What's most interesting about Lee's vision, is its deep, multidimensional complexity. Lee has viewed and practiced filmmaking as an interwoven, capital intensive, collaborative "business". Furthermore, he has recommended that black filmmakers should concentrate their energies on breaking into the industry and maintaining a track record of productivity, rather than on trenchant or one dimensional calls for an independent, separate black production, distribution, exhibition system, that would in a post-election Obama world perhaps be rendered obsolete or unworkable. Contrarily, Lee has put his own ideas into practice with the establishment of his 40 Acres and a Mule production company, which has, among its many projects, turned out at least a dozen feature length films that Lee has, singularly, written, directed and produced. Additionally, Lee has exec. produced a number of independent, black feature films such as Tales from the Hood, New Jersey Drive, Drop Squad, and directed dozens of shows and commercials for television. Spike Lee's vision has also taken into account the future of black filmmaking, and in this regard, he has long coattails. Lee and his production company have taken a leading role in apprenticing a majority of the next wave of contributors to the business, black. white. and 'other,' including black filmmakers such as Rusty Cundieff, Darnel Martin, Kasi Lemmons, as well as numerous actors who got their first breaks in his films or productions, the likes of Halle Berry, Giancarlo Esposito, Bill Nunn, Danny Aiello, Sam Jackson, John Turturro, Rosie Perez, Roger Guenveur Smith, Annabella Sciorra.

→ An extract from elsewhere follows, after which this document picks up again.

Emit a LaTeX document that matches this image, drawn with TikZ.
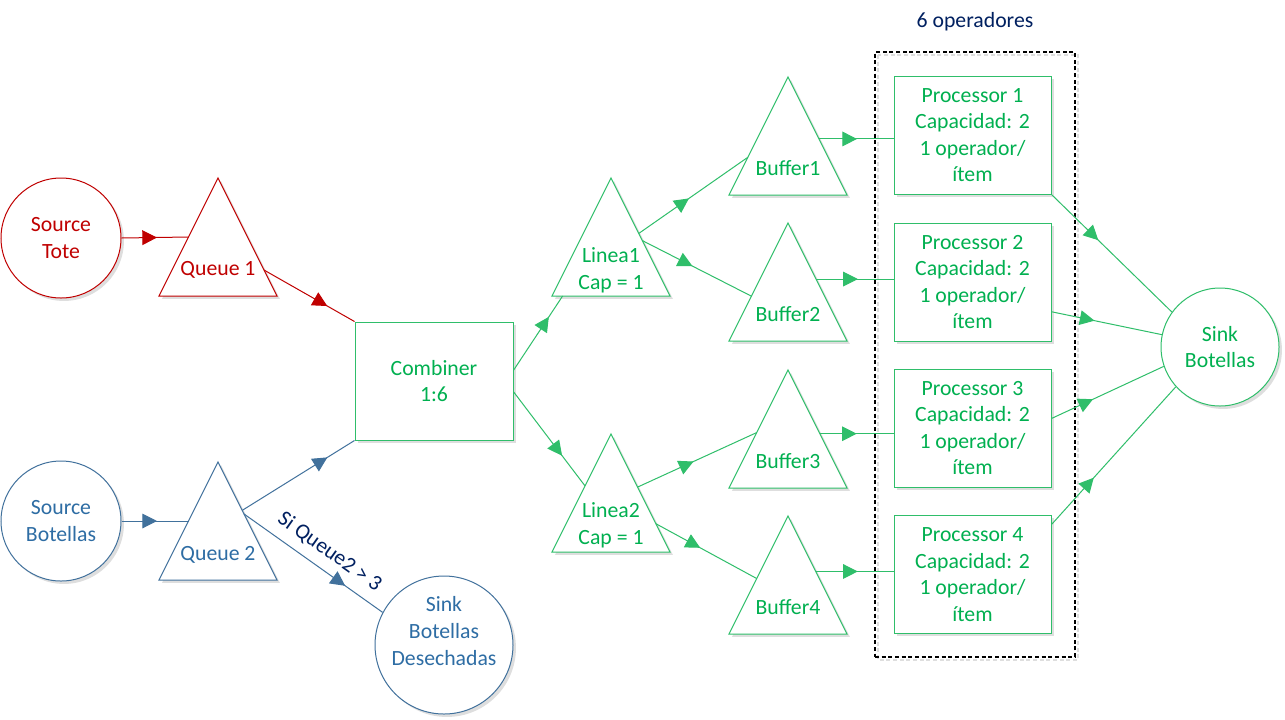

However, to say that Lee's vision reduces to a flat marketeering business model, misses his impressive and always evolving social vision. While not as strident or totalising in the '60s cultural nationalist sense, Lee's vision of the "black world" and the world it looks out on, and looks back at it, is explored, refined and advanced in his creatively restless experimentation with theme, image, directorial style, camera shots, social issues, etc., while not being committed to a particular genre, say like John Ford to the Western, or Alfred Hitchcock to the murder mystery. What's more, as Lee has complained, while they share parallels, he is not "the black Woody Allen". Here however, I would suggest he be more favourably compared to Warren Beatty, who always privileges creative story over the template of genre, thus making all of his films radical conceptual leaps in form, from Bonnie and Clyde (1967), to Shampoo (1975), to Reds (1981), to Bullworth (1998) and so on. Lee might have started with the statement that he wanted to be a "black nationalist with a movie camera", and certainly the trajectory of his films capture the nuanced and compelling stories of the "black world", its locales from Brooklyn to Bed-Sty and Manhattan, yet now his work, in many ways, suggests that his vision has grown far bigger, more sophisticated.

Clockers

Spike Lee

In the creativity-craft-and-process of filmmaking itself, Spike Lee has become a signature American filmmaker, with what has turned out to be (while largely black inspired and focused) a broad, heterogeneous, social vision. Much of Lee's filmmaking is grounded in the black, urban world and its tales, dramas and issues, including his breakthrough commercial hit, the sexual farce She's Gotta Have It (1986), or his exploration of black collegiate life and its color-caste system in the part musical School Daze (1988); or the much awarded Do The Right Thing (1989) Lee's exploration of racial tensions on a Bed-Sty block on the hottest day of the year; or his homage to Malcolm, in the style of the epic Hollywood biopic Malcolm X (1992); or his satirical, disturbingly reflexive minstrel show Bamboozled (2000). But in addition, however inspired by African American culture and politics Lee's films turn out to be, his productivity has resulted in a significant number of films visualising cultural politics of America as a whole. With Inside Man (2006), Lee proved himself to be a strong mainstream director who can deliver a crossover, action oriented, box office hit. With his rendition of Richard Price's novel Clockers (1995), Lee turned a black/white–suspect/cop theme into an impassioned and tense exploration of urban gun violence. With Summer of Sam (1999), Spike Lee explores New York City's psychotic and signature summer of '77, a serial killer on the loose, social panic, a citywide blackout, and world series win for the Yankees. With David Benioff's novel The 25th Hour (2002), Lee became the first New York City filmmaker to aesthetically explore the grim psychic landscape in the immediate aftermath of 9/11. In all, perhaps one of the most salient and admirable things one can say about Spike Lee, is that his vision and production have gone a long way to resolving one of the paradoxical, "double binds" of black filmmaking: how to successfully be an African American filmmaker, while simultaneously being a primary, cutting edge, American filmmaker.